In the indoor or urban-canyon conditions, GNSS methods couldn’t be utilized due to the lack of enough satellites visible. RFPM utilizing LTE combined with WLAN signals measurements provides the best accuracy. However, it is much worse in terms of accuracy then the GNSS methods, and sure not good enough to support mm-waves transmission optimization. Fingerprinting is also highly implementation dependent (various matching algorithms, database design and measurement grid). It should be taken into account that measured values chosen for RFPM, should be stable in time (not dependent on the network optimization protocols).

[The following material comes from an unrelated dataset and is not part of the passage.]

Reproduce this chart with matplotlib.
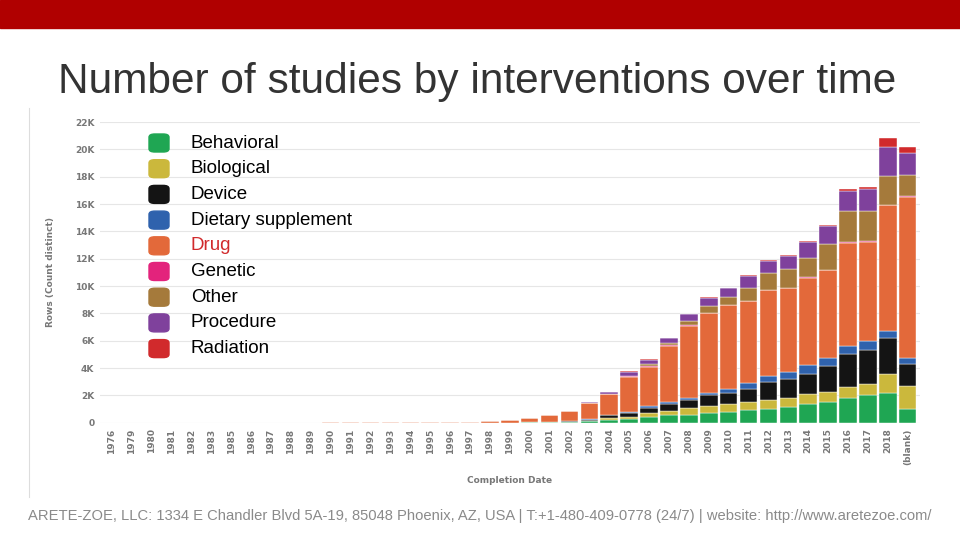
import matplotlib.pyplot as plt
from matplotlib.patches import FancyBboxPatch
import numpy as np

years = ["1976", "1979", "1980", "1981", "1982", "1983", "1985", "1986", "1987", "1988", "1989"] + \
        [str(y) for y in range(1990, 2019)] + ["(blank)"]

# values in thousands, 2002..2018, (blank); earlier years filled below
early = 11
pre = {  # 1990..2001
    "drug": [.08, .08, .08, .08, .08, .08, .08, .08, .12, .2, .35, .5],
    "beh":  [0, 0, 0, 0, 0, 0, 0, 0, 0, .02, .03, .05],
}
late = {
    "beh":   [.05, .1, .2, .25, .45, .55, .6, .7, .8, .95, 1.0, 1.15, 1.35, 1.5, 1.8, 2.0, 2.2, 1.0],
    "bio":   [.03, .05, .15, .2, .3, .35, .45, .55, .6, .55, .65, .7, .75, .75, .85, .85, 1.4, 1.7],
    "dev":   [.05, .08, .2, .25, .35, .5, .6, .75, .8, 1.0, 1.3, 1.35, 1.5, 1.9, 2.4, 2.5, 2.6, 1.6],
    "diet":  [0, .02, .05, .08, .1, .15, .15, .2, .3, .4, .45, .55, .6, .6, .6, .6, .5, .45],
    "drug":  [.7, 1.2, 1.5, 2.6, 2.9, 4.1, 5.3, 5.8, 6.1, 6.0, 6.3, 6.1, 6.4, 6.4, 7.5, 7.3, 9.2, 11.8],
    "gen":   [0, 0, 0, .02, .02, .02, .03, .03, .03, .03, .03, .03, .03, .04, .04, .04, .06, .05],
    "other": [0, 0, .02, .05, .15, .15, .3, .55, .6, .9, 1.2, 1.35, 1.4, 1.9, 2.3, 2.2, 2.1, 1.5],
    "proc":  [.02, .05, .1, .3, .35, .35, .5, .55, .6, .9, .9, 1.0, 1.2, 1.3, 1.5, 1.6, 2.1, 1.6],
    "rad":   [0, 0, 0, .02, .02, .03, .03, .05, .05, .05, .08, .08, .1, .1, .1, .15, .7, .5],
}
keys = ["beh", "bio", "dev", "diet", "drug", "gen", "other", "proc", "rad"]
labels = ["Behavioral", "Biological", "Device", "Dietary supplement", "Drug",
          "Genetic", "Other", "Procedure", "Radiation"]
colors = ["#1fa653", "#cbb83c", "#141414", "#2f62ad", "#e3693a",
          "#e3237c", "#a57a3b", "#7f419c", "#d12a2c"]

series = {}
for k in keys:
    p = pre.get(k, [0] * 12)
    series[k] = np.array([0] * early + p + late[k]) * 1000

fig = plt.figure(figsize=(9.6, 5.4), dpi=100)
fig.patches.append(plt.Rectangle((0, 1 - 28 / 540), 1, 28 / 540, transform=fig.transFigure,
                                 color="#b00000", zorder=0))
fig.text(0.497, 0.848, "Number of studies by interventions over time", ha="center", va="center",
         fontsize=30.5, color="#333333", family="Liberation Sans")
fig.text(0.5, 0.044, "ARETE-ZOE, LLC: 1334 E Chandler Blvd 5A-19, 85048 Phoenix, AZ, USA | T:+1-480-409-0778 (24/7) | website: http://www.aretezoe.com/",
         ha="center", va="center", fontsize=10.6, color="#8a8a8a", family="Liberation Sans")
fig.add_artist(plt.Line2D([0.03, 0.03], [0.08, 0.8], color="#dddddd", lw=0.8))

ax = fig.add_axes([0.104, 0.217, 0.854, 0.557])
x = np.arange(len(years))
bottom = np.zeros(len(years))
for k, c in zip(keys, colors):
    ax.bar(x, series[k], bottom=bottom, color=c, width=0.88, edgecolor="white", linewidth=0.3)
    bottom += series[k]

ax.set_ylim(0, 22000)
ax.set_xlim(-0.6, len(years) - 0.4)
ax.set_yticks(np.arange(0, 22001, 2000))
ax.set_yticklabels(["0"] + [f"{v}K" for v in range(2, 23, 2)])
ax.set_xticks(x)
ax.set_xticklabels(years, rotation=90)
ax.tick_params(length=0, labelsize=6.5, labelcolor="#777777", pad=4)
for t in ax.get_xticklabels() + ax.get_yticklabels():
    t.set_fontweight("bold")
ax.grid(axis="y", color="#e6e6e6", lw=0.8)
ax.set_axisbelow(True)
for s in ax.spines.values():
    s.set_visible(False)
ax.set_ylabel("Rows (Count distinct)", fontsize=6.5, color="#777777", fontweight="bold", labelpad=14)
ax.set_xlabel("Completion Date", fontsize=6.5, color="#777777", fontweight="bold", labelpad=8)

# legend drawn as rounded squares
for i, (lab, c) in enumerate(zip(labels, colors)):
    yc = 1 - (143 + i * 25.7) / 540
    fig.patches.append(FancyBboxPatch((149 / 960, yc - 9 / 540), 20 / 960, 18 / 540,
                                      boxstyle="round,pad=0,rounding_size=0.006",
                                      transform=fig.transFigure, color=c, zorder=5))
    fig.text(191 / 960, yc, lab, va="center", fontsize=13.5, family="Liberation Sans",
             color="#d12a2c" if lab == "Drug" else "black", zorder=6)

fig.savefig("out.png", dpi=100)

However, OTDoA method does not seem to be accurate enough for local REM. With the introduction of larger bandwidths and mm-waves it may be much improved and serve as indoor localization method. Also E-CID could be improved with the use of M-MIMO providing accurate AoA measurements.

5 Conclusions

The GNSS-based methods seem to be best solutions for the REM and should be used whenever is possible. Highly accurate RTK, highly energy-consuming though, could be helpful for REM data acquisition to provide extremely accurate localization tags for measurements. Due to lower accuracy of cellular positioning techniques, their utilization is reasonable under urban canyons or indoor conditions (where not enough satellites are visible), however it is expected to be improved in 5G networks with the use of larger bandwidths, M-MIMO and mm-waves. As the REM contains a lot of measurements-data related to position, an interesting field of future research is to check if REM could serve as fingerprints database, or even if it could perform fingerprinting by it’s own to determine UE position. Another direction of future research is to obtain trustful position error models for mentioned localization methods to be used in REM operation modeling.